In contrast, the sound waves in a material are associated with compression and rarefaction of the material's density. The vibration in this case is along the direction of motion of the wave itself.
Such waves are known as longitudinal waves. The vibrations induced in a long spring are another example of longitudinal waves. Earthquakes produce different type of waves, but the primary ones (p-waves) and least destructive are longitudinal waves that travel fastest and therefore are first to arrive. These correspond to compression and rarefactions in the earth's density.
Sound waves are the compression and rarefaction of the local density of materials and as such they are longitudinal waves. You are likely familiar with sound as it travels through air, a gas. As you might know, for a fixed temperature, the density of a gas is related to its pressure. So the compression and rarefaction of density associated with sound waves in air result in changes of pressure, which is what your ear drum senses as sound. The speed of sound in dry air at \( 20^{\circ} \) is
$$ v_s = 343 m/s $$
Note the particular way I quoted this velocity as depending on the temperature of the air as well as its humidity. This is an example of the very general point mention above, namely that the speed of wave in a medium depend son the properties of the medium. In the case of gases, the general expression for the speed of sound is given by an expression similar to the speed of waves in a string, with the string's tension replaced by the gas' average pressure.

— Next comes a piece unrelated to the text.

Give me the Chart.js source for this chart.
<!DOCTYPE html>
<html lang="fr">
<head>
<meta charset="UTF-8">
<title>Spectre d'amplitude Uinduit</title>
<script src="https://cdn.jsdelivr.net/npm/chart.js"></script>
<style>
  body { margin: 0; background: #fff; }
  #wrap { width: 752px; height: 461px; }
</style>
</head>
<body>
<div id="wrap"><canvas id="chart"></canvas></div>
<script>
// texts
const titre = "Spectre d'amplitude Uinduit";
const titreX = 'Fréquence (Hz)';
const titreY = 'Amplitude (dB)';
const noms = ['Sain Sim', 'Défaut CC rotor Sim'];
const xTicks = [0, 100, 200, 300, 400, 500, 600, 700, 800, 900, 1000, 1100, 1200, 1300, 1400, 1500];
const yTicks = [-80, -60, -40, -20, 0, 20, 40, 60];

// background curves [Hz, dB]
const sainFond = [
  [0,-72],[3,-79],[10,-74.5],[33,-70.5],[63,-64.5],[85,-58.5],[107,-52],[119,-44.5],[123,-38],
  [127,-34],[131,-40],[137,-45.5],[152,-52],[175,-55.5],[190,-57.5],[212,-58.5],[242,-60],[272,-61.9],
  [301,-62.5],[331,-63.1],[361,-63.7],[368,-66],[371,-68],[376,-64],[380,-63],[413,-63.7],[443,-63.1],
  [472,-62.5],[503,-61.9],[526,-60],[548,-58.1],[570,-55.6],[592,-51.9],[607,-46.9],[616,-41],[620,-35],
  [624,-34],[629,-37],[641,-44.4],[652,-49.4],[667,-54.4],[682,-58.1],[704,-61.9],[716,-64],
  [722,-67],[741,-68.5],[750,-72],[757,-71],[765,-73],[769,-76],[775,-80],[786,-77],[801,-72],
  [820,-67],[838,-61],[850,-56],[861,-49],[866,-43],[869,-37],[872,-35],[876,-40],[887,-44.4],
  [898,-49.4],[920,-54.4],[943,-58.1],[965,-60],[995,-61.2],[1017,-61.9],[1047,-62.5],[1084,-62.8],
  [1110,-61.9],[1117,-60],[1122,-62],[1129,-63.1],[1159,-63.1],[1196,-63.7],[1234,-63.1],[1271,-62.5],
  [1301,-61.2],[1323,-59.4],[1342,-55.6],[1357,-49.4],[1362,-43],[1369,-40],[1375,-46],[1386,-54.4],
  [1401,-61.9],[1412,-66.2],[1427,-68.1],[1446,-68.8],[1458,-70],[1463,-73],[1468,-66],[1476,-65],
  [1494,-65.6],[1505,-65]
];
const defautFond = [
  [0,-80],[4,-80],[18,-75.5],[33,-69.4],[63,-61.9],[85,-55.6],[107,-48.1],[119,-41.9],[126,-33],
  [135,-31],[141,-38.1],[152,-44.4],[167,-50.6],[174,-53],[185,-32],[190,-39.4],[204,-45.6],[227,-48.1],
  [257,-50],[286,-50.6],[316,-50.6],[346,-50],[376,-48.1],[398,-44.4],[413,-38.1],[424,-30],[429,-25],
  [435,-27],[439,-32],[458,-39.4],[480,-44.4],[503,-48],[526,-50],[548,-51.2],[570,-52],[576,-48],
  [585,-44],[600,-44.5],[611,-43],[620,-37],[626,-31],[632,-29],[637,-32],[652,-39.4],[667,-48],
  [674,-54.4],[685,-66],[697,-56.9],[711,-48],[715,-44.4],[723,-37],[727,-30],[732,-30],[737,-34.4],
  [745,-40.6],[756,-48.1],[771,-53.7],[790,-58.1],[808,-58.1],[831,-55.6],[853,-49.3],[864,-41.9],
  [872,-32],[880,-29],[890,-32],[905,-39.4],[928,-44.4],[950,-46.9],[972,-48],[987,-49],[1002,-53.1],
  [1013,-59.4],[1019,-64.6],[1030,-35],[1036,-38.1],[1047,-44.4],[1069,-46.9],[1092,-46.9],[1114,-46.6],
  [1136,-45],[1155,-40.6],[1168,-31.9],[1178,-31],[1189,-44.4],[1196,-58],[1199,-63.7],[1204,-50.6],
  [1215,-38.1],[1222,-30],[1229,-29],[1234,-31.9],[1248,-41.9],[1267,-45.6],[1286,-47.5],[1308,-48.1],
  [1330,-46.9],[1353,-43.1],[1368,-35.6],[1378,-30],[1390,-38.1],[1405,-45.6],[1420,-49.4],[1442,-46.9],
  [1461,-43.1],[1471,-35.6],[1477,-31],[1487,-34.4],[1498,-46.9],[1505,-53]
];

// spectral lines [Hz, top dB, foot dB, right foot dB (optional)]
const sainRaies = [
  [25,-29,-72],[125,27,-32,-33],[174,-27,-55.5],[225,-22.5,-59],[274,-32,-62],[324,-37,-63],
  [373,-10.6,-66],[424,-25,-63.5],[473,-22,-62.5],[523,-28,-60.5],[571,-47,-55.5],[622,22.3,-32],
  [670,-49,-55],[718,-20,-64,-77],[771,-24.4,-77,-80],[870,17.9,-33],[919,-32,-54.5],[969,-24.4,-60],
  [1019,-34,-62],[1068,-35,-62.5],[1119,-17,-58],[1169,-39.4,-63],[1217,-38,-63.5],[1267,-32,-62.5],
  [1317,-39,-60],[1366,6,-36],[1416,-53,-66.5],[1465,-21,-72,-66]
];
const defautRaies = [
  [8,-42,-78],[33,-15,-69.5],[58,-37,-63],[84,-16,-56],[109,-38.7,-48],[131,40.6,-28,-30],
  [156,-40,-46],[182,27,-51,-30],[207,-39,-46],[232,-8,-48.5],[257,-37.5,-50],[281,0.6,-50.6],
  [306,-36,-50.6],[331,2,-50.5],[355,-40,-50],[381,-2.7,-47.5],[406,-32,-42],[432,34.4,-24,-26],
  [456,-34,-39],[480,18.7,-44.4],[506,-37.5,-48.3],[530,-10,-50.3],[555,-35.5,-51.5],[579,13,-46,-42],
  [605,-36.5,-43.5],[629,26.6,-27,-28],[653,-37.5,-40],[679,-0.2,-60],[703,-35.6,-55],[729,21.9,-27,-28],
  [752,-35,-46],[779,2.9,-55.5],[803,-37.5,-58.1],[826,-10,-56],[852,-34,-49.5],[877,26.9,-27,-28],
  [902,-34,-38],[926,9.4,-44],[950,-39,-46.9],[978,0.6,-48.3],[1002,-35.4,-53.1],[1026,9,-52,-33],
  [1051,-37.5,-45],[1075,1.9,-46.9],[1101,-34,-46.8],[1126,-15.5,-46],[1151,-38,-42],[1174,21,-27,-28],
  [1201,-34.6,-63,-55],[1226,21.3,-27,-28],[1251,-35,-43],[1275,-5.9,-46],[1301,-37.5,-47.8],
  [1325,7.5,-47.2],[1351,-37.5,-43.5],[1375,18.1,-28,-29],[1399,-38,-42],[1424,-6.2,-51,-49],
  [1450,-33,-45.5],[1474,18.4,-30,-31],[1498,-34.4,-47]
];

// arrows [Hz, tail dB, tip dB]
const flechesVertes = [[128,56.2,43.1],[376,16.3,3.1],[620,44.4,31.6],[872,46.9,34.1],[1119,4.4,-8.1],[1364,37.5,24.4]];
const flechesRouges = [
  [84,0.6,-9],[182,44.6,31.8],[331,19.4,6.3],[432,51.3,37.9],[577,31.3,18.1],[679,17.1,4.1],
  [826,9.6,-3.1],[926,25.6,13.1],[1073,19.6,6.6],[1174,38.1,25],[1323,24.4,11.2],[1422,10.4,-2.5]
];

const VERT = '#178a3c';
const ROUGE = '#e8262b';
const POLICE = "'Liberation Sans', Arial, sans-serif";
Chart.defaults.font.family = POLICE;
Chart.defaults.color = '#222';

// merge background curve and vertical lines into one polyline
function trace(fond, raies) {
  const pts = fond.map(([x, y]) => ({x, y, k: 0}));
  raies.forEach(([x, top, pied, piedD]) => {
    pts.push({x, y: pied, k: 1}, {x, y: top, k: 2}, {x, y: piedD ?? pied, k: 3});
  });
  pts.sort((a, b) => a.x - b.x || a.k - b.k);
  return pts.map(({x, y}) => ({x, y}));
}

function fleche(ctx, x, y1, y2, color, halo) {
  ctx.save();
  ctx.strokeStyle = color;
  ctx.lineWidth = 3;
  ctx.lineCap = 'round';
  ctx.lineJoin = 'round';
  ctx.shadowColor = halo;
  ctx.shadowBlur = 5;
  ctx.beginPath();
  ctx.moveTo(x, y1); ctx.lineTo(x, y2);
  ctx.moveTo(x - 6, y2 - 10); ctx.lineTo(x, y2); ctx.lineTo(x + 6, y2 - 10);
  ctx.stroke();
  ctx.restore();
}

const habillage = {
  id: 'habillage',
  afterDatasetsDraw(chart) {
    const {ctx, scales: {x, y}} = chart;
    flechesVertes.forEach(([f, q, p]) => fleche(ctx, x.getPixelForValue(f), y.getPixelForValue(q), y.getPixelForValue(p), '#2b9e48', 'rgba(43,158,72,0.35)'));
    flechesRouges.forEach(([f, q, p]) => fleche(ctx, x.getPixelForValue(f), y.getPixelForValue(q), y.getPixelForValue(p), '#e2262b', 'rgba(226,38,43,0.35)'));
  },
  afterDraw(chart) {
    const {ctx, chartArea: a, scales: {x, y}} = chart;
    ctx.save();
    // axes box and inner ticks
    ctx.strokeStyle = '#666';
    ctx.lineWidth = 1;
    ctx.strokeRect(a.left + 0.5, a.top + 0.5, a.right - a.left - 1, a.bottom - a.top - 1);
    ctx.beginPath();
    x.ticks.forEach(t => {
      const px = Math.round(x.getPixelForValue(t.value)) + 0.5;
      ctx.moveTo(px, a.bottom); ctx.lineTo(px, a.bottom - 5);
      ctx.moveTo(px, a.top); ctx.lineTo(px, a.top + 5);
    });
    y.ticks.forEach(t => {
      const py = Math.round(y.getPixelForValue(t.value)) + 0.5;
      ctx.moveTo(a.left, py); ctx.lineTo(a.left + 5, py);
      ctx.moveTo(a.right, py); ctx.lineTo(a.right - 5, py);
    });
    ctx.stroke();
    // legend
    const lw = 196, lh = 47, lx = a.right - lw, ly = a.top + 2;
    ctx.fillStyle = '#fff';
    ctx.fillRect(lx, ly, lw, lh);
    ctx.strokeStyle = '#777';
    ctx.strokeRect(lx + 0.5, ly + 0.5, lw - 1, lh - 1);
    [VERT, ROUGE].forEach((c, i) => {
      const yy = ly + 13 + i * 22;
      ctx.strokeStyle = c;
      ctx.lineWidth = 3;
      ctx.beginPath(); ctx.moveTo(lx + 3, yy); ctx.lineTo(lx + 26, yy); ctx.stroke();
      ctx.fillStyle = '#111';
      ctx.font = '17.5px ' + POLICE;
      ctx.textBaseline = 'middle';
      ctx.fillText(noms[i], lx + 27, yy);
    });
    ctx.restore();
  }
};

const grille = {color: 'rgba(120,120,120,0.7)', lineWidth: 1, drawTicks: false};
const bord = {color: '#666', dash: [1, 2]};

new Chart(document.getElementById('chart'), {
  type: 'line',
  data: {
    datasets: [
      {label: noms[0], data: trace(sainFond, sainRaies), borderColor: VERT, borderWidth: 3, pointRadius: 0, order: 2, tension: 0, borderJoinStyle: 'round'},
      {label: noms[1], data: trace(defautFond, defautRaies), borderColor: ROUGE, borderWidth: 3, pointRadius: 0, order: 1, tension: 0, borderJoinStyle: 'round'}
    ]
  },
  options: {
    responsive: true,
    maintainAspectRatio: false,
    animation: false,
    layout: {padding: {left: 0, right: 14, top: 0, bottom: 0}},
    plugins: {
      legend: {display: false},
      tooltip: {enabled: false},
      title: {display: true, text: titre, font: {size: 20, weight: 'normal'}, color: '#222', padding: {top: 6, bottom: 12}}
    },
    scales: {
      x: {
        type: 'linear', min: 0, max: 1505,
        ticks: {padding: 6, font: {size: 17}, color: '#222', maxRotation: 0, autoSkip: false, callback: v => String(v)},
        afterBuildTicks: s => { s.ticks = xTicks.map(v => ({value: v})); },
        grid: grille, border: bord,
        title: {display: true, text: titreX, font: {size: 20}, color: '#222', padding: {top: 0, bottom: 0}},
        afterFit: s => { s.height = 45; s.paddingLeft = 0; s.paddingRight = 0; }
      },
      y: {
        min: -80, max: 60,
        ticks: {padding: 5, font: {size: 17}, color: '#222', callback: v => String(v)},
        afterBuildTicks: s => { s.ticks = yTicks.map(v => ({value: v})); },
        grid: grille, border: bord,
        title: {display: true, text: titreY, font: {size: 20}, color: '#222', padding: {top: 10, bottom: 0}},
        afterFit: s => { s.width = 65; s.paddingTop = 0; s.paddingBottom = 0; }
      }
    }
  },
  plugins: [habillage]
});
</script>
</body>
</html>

A gas is not he only medium to support sound waves. A liquid or a solid can also serve as media where density fluctuations result in the propagation of sound waves. Considering the very different average densities and pressures found in liquids and solids, it is no surprise that sound waves in liquids and solids propagate at very different speeds as compared to sound speed in air. The dependence of the speed of the properties of the medium can actually be of use in learning about the interior of maters. For example, p-waves, which are a type of sound-wave produced by an earthquake, are used to study the Earth's composition.
One of the triumphs of \( 19^{th} \) century physics is the realization by James C. Maxwell that his theory of electric and magnetic fields predicts the existence of light. He worked out the speed of waves in the electromagnetic field and found to his amazement that it is the speed of light in a vacuum,
$$ c = 299,792,458 // m/s $$
This helped identifying light as an electromagnetic wave. Light is a transverse wave, but this fact is by no means obvious. It is the oscillations of magnetic and electric fields in a plane perpendicular to the direction of motion. But, unlike other waves where the medium is manifest (water for water waves, air for sound waves, etc.), light requires no medium to propagate. The absence of any clear mechanical medium associated with light has perplexed \( 19^{th} \) century physicists who attempted to introduce such a medium, known as the ether. These attempts, and the ether, were abandoned with the advent of Einstein's special theory of relativity.
When light travels through a medium other than a vacuum, it slows down. The ratio of its velocity in vacuum, to its velocity in the medium is known as the index of refraction
$$ n = \frac{c}{v} $$
Where \( v \) is the light velocity in the medium. The index of refraction depends on the properties of the medium as well as the wavelength of light.